Written problem:
Look for the line containing "Write a web" and the line containing "const height = 401;"; retype them and all lines between, exactly, and leave out the pictures.

Stored data:

==========

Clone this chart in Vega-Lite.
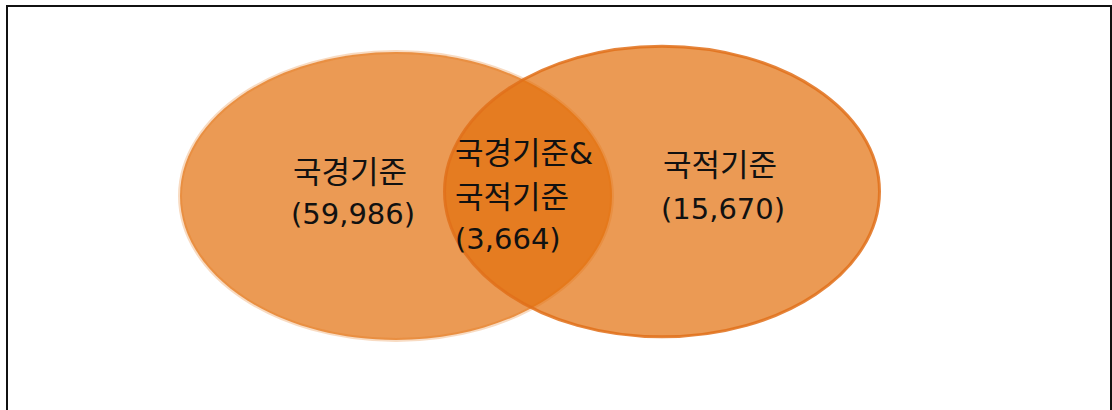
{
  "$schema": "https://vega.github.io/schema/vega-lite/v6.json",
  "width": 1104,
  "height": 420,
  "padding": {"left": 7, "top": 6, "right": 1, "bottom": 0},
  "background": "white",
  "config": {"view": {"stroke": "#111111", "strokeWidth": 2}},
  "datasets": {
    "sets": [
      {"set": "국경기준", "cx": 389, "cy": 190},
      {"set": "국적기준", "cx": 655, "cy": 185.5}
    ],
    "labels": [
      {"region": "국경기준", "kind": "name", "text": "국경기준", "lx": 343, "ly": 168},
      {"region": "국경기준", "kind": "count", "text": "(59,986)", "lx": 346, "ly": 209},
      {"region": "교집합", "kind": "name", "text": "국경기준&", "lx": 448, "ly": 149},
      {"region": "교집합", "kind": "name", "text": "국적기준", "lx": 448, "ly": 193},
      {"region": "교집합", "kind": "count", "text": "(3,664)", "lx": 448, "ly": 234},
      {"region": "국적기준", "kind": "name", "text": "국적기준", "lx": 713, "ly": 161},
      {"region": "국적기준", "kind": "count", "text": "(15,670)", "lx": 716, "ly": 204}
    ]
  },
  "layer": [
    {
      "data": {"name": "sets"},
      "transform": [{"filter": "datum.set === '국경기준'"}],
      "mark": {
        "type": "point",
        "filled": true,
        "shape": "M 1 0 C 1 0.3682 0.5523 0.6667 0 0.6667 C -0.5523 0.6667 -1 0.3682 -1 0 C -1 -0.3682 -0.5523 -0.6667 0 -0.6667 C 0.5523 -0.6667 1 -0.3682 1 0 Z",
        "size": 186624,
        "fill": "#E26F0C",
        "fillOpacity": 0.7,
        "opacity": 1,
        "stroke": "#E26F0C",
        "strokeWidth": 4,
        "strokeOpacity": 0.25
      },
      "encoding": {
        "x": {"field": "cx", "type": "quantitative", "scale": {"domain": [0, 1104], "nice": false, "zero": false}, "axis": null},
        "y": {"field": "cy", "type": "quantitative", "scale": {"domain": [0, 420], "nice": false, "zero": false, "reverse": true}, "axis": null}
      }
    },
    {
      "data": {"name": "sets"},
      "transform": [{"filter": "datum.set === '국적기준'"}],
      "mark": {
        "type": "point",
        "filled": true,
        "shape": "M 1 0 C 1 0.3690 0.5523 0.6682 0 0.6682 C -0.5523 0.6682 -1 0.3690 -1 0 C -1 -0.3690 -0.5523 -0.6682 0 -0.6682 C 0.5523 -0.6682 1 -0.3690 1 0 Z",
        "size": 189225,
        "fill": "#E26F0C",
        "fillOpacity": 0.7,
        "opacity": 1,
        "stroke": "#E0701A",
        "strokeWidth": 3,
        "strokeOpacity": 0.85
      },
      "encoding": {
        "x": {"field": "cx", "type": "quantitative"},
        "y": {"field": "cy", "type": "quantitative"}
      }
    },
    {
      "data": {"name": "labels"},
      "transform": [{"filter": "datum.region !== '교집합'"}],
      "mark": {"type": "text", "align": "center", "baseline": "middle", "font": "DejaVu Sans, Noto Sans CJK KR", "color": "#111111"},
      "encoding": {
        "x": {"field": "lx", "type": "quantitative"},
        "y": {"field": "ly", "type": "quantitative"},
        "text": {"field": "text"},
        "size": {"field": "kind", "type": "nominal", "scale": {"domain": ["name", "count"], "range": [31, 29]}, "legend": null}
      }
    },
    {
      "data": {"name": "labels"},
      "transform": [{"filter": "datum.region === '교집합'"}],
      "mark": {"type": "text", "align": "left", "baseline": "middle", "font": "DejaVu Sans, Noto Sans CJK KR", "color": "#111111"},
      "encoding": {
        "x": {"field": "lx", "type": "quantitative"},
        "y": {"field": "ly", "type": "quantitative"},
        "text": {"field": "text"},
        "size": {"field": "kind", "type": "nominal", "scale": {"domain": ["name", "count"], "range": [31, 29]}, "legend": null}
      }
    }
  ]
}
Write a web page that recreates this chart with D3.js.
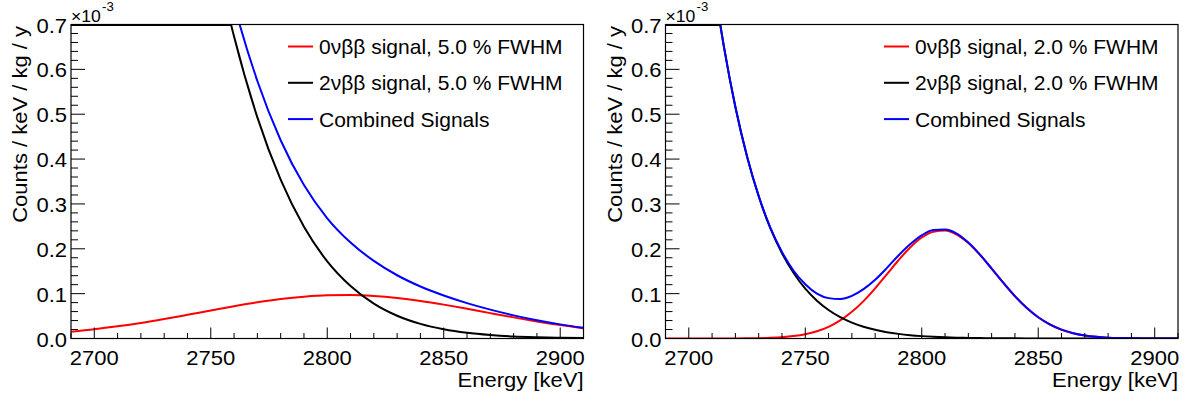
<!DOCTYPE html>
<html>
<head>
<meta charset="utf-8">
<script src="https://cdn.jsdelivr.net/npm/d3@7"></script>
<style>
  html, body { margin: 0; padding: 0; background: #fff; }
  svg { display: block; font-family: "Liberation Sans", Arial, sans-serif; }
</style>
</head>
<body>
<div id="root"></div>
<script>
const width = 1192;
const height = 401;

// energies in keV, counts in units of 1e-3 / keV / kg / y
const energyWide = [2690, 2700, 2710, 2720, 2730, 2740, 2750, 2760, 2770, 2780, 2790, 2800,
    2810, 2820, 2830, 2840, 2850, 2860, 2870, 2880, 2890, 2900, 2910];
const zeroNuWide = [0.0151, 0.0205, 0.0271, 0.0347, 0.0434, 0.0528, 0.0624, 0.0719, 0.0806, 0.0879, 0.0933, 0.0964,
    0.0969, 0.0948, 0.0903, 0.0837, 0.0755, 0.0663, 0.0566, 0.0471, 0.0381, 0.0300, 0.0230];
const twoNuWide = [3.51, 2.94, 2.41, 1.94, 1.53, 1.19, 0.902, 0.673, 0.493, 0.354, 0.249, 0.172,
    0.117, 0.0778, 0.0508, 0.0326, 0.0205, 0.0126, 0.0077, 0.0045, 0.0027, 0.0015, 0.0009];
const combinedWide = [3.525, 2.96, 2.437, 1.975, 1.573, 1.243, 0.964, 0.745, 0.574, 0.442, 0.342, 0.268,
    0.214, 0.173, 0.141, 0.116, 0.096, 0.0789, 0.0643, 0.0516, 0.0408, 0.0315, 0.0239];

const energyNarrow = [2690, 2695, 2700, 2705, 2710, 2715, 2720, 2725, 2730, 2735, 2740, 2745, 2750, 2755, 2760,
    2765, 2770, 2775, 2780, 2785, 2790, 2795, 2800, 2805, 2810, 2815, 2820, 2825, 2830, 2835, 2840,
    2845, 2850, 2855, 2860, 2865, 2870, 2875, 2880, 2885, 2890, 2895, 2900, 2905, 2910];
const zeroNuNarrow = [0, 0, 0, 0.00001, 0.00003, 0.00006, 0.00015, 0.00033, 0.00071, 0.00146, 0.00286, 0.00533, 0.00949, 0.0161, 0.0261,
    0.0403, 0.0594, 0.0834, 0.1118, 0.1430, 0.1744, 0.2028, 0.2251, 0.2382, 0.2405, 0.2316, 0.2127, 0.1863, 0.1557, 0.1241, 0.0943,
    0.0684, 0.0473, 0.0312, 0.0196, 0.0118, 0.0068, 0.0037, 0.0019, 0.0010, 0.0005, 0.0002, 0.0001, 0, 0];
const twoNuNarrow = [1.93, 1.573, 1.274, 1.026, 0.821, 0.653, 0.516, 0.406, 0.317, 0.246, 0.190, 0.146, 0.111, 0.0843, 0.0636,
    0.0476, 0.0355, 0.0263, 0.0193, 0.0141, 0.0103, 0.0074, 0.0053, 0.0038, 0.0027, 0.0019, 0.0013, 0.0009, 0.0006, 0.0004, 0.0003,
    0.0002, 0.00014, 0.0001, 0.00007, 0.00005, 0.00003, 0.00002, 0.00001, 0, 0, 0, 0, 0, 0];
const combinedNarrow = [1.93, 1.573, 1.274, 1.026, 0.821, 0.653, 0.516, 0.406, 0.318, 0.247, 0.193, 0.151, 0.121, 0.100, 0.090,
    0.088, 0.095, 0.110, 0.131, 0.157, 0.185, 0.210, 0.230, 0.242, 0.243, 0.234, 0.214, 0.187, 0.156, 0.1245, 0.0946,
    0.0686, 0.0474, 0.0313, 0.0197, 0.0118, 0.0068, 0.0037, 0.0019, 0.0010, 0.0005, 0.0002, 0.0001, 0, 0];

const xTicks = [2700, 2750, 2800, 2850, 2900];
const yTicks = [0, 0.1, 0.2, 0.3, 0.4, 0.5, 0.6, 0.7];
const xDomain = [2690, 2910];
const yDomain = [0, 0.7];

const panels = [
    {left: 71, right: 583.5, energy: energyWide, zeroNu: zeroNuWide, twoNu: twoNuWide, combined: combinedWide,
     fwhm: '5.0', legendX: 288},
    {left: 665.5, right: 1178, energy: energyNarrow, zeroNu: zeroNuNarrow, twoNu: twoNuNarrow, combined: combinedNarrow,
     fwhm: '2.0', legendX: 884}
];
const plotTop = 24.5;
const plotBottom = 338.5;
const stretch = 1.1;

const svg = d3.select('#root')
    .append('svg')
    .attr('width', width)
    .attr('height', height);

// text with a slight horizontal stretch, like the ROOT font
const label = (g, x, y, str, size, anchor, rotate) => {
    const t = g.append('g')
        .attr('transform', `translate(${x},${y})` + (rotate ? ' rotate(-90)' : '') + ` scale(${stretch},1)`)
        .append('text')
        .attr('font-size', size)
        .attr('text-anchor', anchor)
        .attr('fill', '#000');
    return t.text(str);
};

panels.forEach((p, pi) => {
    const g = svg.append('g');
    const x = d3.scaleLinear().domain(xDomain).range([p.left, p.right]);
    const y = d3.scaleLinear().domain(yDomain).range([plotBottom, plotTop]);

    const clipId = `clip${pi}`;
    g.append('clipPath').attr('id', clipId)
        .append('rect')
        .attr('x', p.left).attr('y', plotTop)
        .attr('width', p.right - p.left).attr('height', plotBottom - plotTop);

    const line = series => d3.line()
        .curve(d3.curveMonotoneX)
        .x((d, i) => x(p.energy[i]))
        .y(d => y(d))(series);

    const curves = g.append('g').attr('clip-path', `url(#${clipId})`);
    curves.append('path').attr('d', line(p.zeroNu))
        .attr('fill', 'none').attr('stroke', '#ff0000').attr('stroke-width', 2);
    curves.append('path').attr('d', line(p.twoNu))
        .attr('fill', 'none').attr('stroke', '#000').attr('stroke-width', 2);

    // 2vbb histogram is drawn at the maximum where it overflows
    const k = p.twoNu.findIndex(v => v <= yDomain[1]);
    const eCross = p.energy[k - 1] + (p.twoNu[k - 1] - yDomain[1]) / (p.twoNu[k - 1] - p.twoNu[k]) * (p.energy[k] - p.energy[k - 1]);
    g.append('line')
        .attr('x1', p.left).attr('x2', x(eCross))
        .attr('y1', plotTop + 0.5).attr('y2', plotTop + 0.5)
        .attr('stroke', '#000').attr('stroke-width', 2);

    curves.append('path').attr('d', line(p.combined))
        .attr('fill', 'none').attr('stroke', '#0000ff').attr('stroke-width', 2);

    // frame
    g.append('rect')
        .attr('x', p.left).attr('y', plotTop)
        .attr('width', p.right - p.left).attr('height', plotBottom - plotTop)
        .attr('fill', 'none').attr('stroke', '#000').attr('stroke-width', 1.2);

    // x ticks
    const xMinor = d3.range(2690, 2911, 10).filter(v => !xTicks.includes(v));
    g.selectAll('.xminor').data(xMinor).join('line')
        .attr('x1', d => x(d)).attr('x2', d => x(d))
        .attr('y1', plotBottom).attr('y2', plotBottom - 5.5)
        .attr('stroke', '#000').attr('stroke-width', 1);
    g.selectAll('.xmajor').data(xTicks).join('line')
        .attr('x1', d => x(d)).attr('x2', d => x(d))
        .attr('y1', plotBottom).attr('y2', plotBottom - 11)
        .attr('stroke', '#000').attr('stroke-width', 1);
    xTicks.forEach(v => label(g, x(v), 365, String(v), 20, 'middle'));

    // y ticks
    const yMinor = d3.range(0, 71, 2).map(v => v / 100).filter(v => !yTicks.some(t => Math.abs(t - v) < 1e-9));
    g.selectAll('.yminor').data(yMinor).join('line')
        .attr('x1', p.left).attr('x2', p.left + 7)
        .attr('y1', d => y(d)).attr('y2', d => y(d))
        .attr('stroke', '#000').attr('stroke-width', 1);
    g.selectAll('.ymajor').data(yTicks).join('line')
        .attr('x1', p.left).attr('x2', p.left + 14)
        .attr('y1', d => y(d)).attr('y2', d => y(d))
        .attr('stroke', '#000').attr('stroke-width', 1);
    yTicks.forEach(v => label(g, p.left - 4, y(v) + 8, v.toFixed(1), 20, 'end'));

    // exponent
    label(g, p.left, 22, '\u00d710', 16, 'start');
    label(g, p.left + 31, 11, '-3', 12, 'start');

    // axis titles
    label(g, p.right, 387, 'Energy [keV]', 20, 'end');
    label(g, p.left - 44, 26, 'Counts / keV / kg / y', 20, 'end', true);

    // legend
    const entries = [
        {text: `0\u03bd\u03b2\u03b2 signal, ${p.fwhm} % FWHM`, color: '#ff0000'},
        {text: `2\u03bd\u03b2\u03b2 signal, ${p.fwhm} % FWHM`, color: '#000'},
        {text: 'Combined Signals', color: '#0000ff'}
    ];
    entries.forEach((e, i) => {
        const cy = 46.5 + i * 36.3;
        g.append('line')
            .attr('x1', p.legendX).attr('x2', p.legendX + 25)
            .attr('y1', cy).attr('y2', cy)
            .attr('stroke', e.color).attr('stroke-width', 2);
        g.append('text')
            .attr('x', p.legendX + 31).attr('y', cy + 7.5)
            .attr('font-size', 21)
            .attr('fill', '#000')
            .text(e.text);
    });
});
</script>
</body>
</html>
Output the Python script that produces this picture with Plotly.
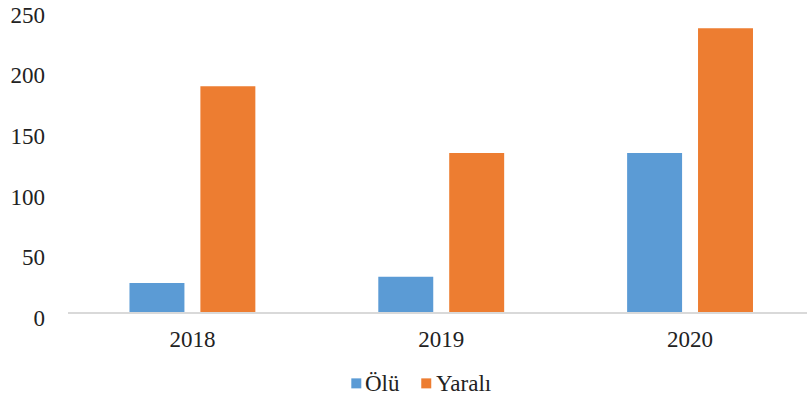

==========

Full solution:
Write a web page that recreates this chart with D3.js.
<!DOCTYPE html>
<html>
<head>
<meta charset="utf-8">
<script src="https://cdn.jsdelivr.net/npm/d3@7"></script>
<style>
  html, body { margin: 0; padding: 0; background: #fff; }
  svg { display: block; font-family: "Liberation Sans", Arial, sans-serif; }
</style>
</head>
<body>
<div id="root"></div>
<script>
const width = 1192;
const height = 401;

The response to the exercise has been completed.